3- Pedro, o Eremita, e a Cruzada dos Pobres.
Uma dessas "Vozes de Deus" que se espalharam pela Europa foi um eremita chamado Pedro. Pedro tinham um alto poder de persuasão e, assim como muitos outros frades, padres e monges que andavam pela Europa, ele utilizou dessa oratória sagaz para angariar seguidores para ir a Terra Santa e libertá-la das garras dos infiéis. Suas palavras, oratória e verbosidade eram tão poderosas que ele conseguiu juntar o maior exército cristão que a História já vira, maior até do que o exército profissional que estava sendo montado pelos grandes senhores franceses que eram os "líderes oficiais" da Cruzada.

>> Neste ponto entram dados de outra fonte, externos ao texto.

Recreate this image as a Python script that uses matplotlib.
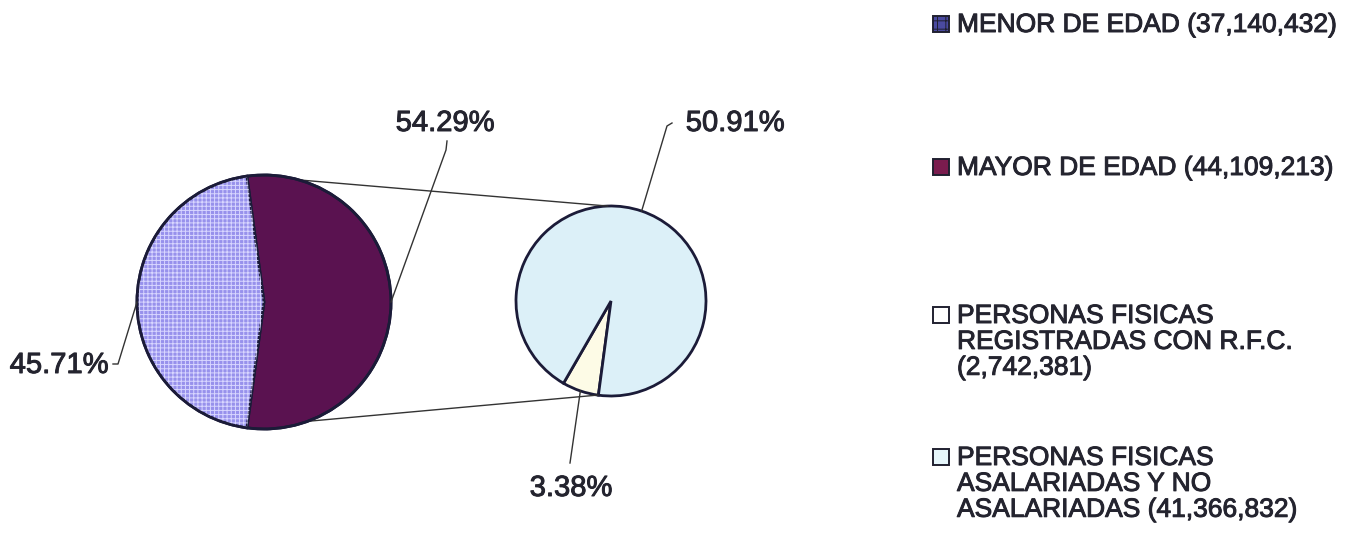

No curso de sua peregrinação pela França, para angariar seguidores, Pedro conseguiu juntar um exército fenomenal de cerda de 40 mil pessoas (em sua maioria esmagadora homens e mulheres plebeus, infantes mal equipados e apenas 500 cavaleiros montados). Como destaca Kostick (2010, pág. 18):
"(...), era uma proeza extraordinária o fato de um eremita até então desconhecido reunir o maior exército da cristandade. Esse fato demonstrava, para muitas pessoas, que a vontade divina estava se manifestando por meio do franzino, mas fervoroso, pregador. Para os participantes em si, seu 'status' inferior era um sinal de orgulho: os humildes tinham mais probabilidade de ganhar a aprovação divina que os mais abastados e orgulhosos"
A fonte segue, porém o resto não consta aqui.